There are many similarities between Guatemalan and Mexican cuisine. Most meals are served with corn tortillas and Guatemalan nachos and enchiladas, different to those served in Mexico though equally as tasty and very inexpensive. Kak’ik is a very tasty, traditional Mayan turkey soup with spices and chilli peppers.
As with most Latin American countries, rice and beans form a staple in the Guatemalan diet. In the highlands, where the weather is a little colder, a thick stew consisting of meat and vegetables, called pepian, is a popular dish. Tostadas and tamales - cornmeal pockets filled with meats, cheese and vegetables, make popular snacks and are sold from street vendors. You'll also find shucos - Latin American-style hot dogs - sold on street corners. Pork and beef sausages are sandwiched in a light and airy bread and then grilled.
In tourist areas there are usually numerous international restaurants and cafes so it is not unusual to eat food from Italy, China, Japan or France whilst in Guatemala as the national cuisine can become a little monotonous. Whilst on the go, chicarrones makes a great snack and consists of small pieces of fried pork rind.
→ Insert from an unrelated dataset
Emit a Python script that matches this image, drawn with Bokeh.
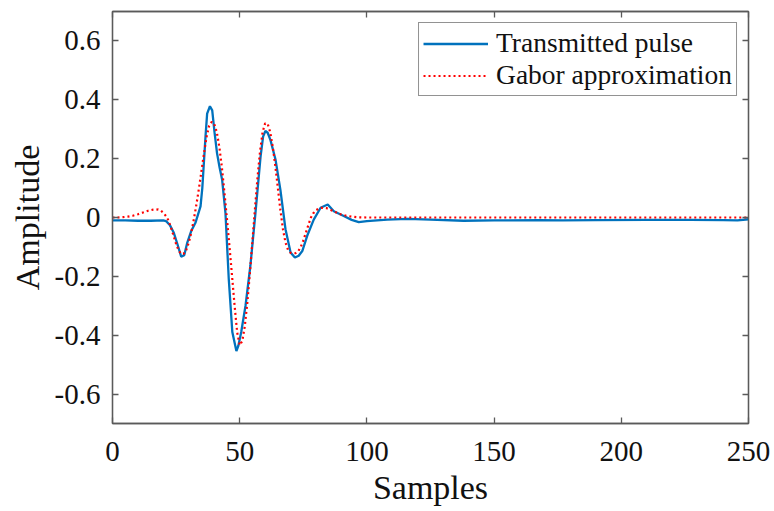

Safe eating while travelling in Guatemala
Generally, people have very few problems with food in Guatemala. In traveller hotspots there are usually numerous restaurants, which will have good quality food and high hygiene standards. Off the beaten track you are more likely to eat in traditional Guatemalan comedores, local eateries serving cheap food. The standard of hygiene is normally fine but exercise a sensible amount of caution especially when eating fish and meat. Street vendors, again, are safe but avoid anything that looks like it has been sitting there for a while.